■ **DATASET ROWS**
────

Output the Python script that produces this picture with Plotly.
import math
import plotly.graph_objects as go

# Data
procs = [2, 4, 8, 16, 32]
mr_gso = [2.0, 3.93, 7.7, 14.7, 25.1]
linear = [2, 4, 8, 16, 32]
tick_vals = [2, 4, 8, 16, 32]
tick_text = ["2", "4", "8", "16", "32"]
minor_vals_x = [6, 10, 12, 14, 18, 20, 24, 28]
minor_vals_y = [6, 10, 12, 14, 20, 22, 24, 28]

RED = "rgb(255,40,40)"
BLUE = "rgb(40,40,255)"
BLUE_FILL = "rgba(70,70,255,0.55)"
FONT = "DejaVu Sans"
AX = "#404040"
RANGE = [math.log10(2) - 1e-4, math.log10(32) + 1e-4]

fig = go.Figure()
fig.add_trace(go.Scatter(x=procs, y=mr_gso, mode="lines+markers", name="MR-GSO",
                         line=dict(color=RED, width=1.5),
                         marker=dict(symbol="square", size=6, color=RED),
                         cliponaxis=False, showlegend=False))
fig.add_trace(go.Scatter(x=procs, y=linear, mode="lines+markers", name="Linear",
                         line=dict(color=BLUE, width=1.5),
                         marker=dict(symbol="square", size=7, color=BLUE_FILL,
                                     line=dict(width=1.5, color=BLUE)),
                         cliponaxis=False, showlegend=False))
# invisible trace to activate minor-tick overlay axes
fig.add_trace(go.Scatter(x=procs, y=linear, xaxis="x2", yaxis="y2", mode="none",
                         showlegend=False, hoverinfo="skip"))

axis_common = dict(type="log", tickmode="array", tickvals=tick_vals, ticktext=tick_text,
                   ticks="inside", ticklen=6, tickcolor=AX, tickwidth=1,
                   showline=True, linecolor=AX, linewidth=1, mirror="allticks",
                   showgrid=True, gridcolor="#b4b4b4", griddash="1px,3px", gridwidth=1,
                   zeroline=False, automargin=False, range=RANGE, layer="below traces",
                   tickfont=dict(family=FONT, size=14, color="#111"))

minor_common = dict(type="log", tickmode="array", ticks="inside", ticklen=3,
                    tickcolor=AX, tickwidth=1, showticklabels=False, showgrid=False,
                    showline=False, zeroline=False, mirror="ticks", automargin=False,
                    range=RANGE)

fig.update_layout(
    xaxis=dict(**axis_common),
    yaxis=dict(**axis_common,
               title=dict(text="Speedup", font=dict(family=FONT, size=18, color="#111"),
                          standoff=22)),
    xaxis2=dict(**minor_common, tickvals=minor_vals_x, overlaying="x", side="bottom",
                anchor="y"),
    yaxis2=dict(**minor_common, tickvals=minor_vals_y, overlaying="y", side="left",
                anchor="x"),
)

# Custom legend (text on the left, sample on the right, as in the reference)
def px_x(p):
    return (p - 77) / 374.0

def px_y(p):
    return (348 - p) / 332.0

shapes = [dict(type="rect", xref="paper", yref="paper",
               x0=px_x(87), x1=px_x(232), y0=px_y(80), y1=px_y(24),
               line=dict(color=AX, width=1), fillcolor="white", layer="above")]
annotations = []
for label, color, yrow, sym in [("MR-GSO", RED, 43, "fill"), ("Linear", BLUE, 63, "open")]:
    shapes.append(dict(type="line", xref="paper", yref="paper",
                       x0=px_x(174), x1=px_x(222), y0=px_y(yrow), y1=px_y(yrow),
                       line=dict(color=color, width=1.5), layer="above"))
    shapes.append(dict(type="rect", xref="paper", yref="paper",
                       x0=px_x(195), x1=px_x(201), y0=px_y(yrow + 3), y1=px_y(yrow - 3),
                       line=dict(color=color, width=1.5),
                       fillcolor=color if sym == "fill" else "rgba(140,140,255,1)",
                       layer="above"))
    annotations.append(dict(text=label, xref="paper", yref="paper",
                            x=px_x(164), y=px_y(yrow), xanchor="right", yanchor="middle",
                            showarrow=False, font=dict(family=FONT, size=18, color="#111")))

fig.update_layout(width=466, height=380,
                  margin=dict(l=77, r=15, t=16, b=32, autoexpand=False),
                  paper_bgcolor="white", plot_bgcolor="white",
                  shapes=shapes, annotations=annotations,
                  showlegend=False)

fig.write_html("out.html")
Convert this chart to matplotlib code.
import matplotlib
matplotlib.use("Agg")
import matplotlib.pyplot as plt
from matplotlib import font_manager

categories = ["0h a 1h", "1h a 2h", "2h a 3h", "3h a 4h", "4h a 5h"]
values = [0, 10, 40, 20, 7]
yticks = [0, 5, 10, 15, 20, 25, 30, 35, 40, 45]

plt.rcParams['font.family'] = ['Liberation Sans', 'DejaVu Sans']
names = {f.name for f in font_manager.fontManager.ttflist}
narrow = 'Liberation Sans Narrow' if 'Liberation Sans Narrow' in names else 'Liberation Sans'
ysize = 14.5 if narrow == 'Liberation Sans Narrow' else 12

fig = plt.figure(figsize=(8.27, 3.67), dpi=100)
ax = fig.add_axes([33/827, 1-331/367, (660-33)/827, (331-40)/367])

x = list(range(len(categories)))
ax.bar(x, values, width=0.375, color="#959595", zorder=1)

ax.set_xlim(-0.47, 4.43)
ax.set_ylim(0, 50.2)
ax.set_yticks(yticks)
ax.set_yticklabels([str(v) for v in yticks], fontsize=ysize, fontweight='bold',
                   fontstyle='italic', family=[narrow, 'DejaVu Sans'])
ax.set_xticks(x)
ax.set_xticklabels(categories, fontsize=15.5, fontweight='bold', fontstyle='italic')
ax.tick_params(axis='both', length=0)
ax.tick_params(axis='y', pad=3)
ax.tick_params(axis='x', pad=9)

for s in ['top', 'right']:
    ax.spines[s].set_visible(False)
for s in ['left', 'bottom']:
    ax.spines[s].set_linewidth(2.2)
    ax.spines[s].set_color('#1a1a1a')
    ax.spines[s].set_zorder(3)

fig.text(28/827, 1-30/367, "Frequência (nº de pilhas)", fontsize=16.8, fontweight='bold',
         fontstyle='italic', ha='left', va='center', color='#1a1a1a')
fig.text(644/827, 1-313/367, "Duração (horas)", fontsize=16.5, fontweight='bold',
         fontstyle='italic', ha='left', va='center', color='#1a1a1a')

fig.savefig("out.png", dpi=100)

────

■ **EXERCISE AIM**
Your task is to reproduce the whole listing exactly.

■ **WRITTEN SOLUTION**
Output the Python script that produces this picture with Plotly.
import math
import plotly.graph_objects as go

# Data
procs = [2, 4, 8, 16, 32]
mr_gso = [2.0, 3.93, 7.7, 14.7, 25.1]
linear = [2, 4, 8, 16, 32]
tick_vals = [2, 4, 8, 16, 32]
tick_text = ["2", "4", "8", "16", "32"]
minor_vals_x = [6, 10, 12, 14, 18, 20, 24, 28]
minor_vals_y = [6, 10, 12, 14, 20, 22, 24, 28]

RED = "rgb(255,40,40)"
BLUE = "rgb(40,40,255)"
BLUE_FILL = "rgba(70,70,255,0.55)"
FONT = "DejaVu Sans"
AX = "#404040"
RANGE = [math.log10(2) - 1e-4, math.log10(32) + 1e-4]

fig = go.Figure()
fig.add_trace(go.Scatter(x=procs, y=mr_gso, mode="lines+markers", name="MR-GSO",
                         line=dict(color=RED, width=1.5),
                         marker=dict(symbol="square", size=6, color=RED),
                         cliponaxis=False, showlegend=False))
fig.add_trace(go.Scatter(x=procs, y=linear, mode="lines+markers", name="Linear",
                         line=dict(color=BLUE, width=1.5),
                         marker=dict(symbol="square", size=7, color=BLUE_FILL,
                                     line=dict(width=1.5, color=BLUE)),
                         cliponaxis=False, showlegend=False))
# invisible trace to activate minor-tick overlay axes
fig.add_trace(go.Scatter(x=procs, y=linear, xaxis="x2", yaxis="y2", mode="none",
                         showlegend=False, hoverinfo="skip"))

axis_common = dict(type="log", tickmode="array", tickvals=tick_vals, ticktext=tick_text,
                   ticks="inside", ticklen=6, tickcolor=AX, tickwidth=1,
                   showline=True, linecolor=AX, linewidth=1, mirror="allticks",
                   showgrid=True, gridcolor="#b4b4b4", griddash="1px,3px", gridwidth=1,
                   zeroline=False, automargin=False, range=RANGE, layer="below traces",
                   tickfont=dict(family=FONT, size=14, color="#111"))

minor_common = dict(type="log", tickmode="array", ticks="inside", ticklen=3,
                    tickcolor=AX, tickwidth=1, showticklabels=False, showgrid=False,
                    showline=False, zeroline=False, mirror="ticks", automargin=False,
                    range=RANGE)

fig.update_layout(
    xaxis=dict(**axis_common),
    yaxis=dict(**axis_common,
               title=dict(text="Speedup", font=dict(family=FONT, size=18, color="#111"),
                          standoff=22)),
    xaxis2=dict(**minor_common, tickvals=minor_vals_x, overlaying="x", side="bottom",
                anchor="y"),
    yaxis2=dict(**minor_common, tickvals=minor_vals_y, overlaying="y", side="left",
                anchor="x"),
)

# Custom legend (text on the left, sample on the right, as in the reference)
def px_x(p):
    return (p - 77) / 374.0

def px_y(p):
    return (348 - p) / 332.0

shapes = [dict(type="rect", xref="paper", yref="paper",
               x0=px_x(87), x1=px_x(232), y0=px_y(80), y1=px_y(24),
               line=dict(color=AX, width=1), fillcolor="white", layer="above")]
annotations = []
for label, color, yrow, sym in [("MR-GSO", RED, 43, "fill"), ("Linear", BLUE, 63, "open")]:
    shapes.append(dict(type="line", xref="paper", yref="paper",
                       x0=px_x(174), x1=px_x(222), y0=px_y(yrow), y1=px_y(yrow),
                       line=dict(color=color, width=1.5), layer="above"))
    shapes.append(dict(type="rect", xref="paper", yref="paper",
                       x0=px_x(195), x1=px_x(201), y0=px_y(yrow + 3), y1=px_y(yrow - 3),
                       line=dict(color=color, width=1.5),
                       fillcolor=color if sym == "fill" else "rgba(140,140,255,1)",
                       layer="above"))
    annotations.append(dict(text=label, xref="paper", yref="paper",
                            x=px_x(164), y=px_y(yrow), xanchor="right", yanchor="middle",
                            showarrow=False, font=dict(family=FONT, size=18, color="#111")))

fig.update_layout(width=466, height=380,
                  margin=dict(l=77, r=15, t=16, b=32, autoexpand=False),
                  paper_bgcolor="white", plot_bgcolor="white",
                  shapes=shapes, annotations=annotations,
                  showlegend=False)

fig.write_html("out.html")
Convert this chart to matplotlib code.
import matplotlib
matplotlib.use("Agg")
import matplotlib.pyplot as plt
from matplotlib import font_manager

categories = ["0h a 1h", "1h a 2h", "2h a 3h", "3h a 4h", "4h a 5h"]
values = [0, 10, 40, 20, 7]
yticks = [0, 5, 10, 15, 20, 25, 30, 35, 40, 45]

plt.rcParams['font.family'] = ['Liberation Sans', 'DejaVu Sans']
names = {f.name for f in font_manager.fontManager.ttflist}
narrow = 'Liberation Sans Narrow' if 'Liberation Sans Narrow' in names else 'Liberation Sans'
ysize = 14.5 if narrow == 'Liberation Sans Narrow' else 12

fig = plt.figure(figsize=(8.27, 3.67), dpi=100)
ax = fig.add_axes([33/827, 1-331/367, (660-33)/827, (331-40)/367])

x = list(range(len(categories)))
ax.bar(x, values, width=0.375, color="#959595", zorder=1)

ax.set_xlim(-0.47, 4.43)
ax.set_ylim(0, 50.2)
ax.set_yticks(yticks)
ax.set_yticklabels([str(v) for v in yticks], fontsize=ysize, fontweight='bold',
                   fontstyle='italic', family=[narrow, 'DejaVu Sans'])
ax.set_xticks(x)
ax.set_xticklabels(categories, fontsize=15.5, fontweight='bold', fontstyle='italic')
ax.tick_params(axis='both', length=0)
ax.tick_params(axis='y', pad=3)
ax.tick_params(axis='x', pad=9)

for s in ['top', 'right']:
    ax.spines[s].set_visible(False)
for s in ['left', 'bottom']:
    ax.spines[s].set_linewidth(2.2)
    ax.spines[s].set_color('#1a1a1a')
    ax.spines[s].set_zorder(3)

fig.text(28/827, 1-30/367, "Frequência (nº de pilhas)", fontsize=16.8, fontweight='bold',
         fontstyle='italic', ha='left', va='center', color='#1a1a1a')
fig.text(644/827, 1-313/367, "Duração (horas)", fontsize=16.5, fontweight='bold',
         fontstyle='italic', ha='left', va='center', color='#1a1a1a')

fig.savefig("out.png", dpi=100)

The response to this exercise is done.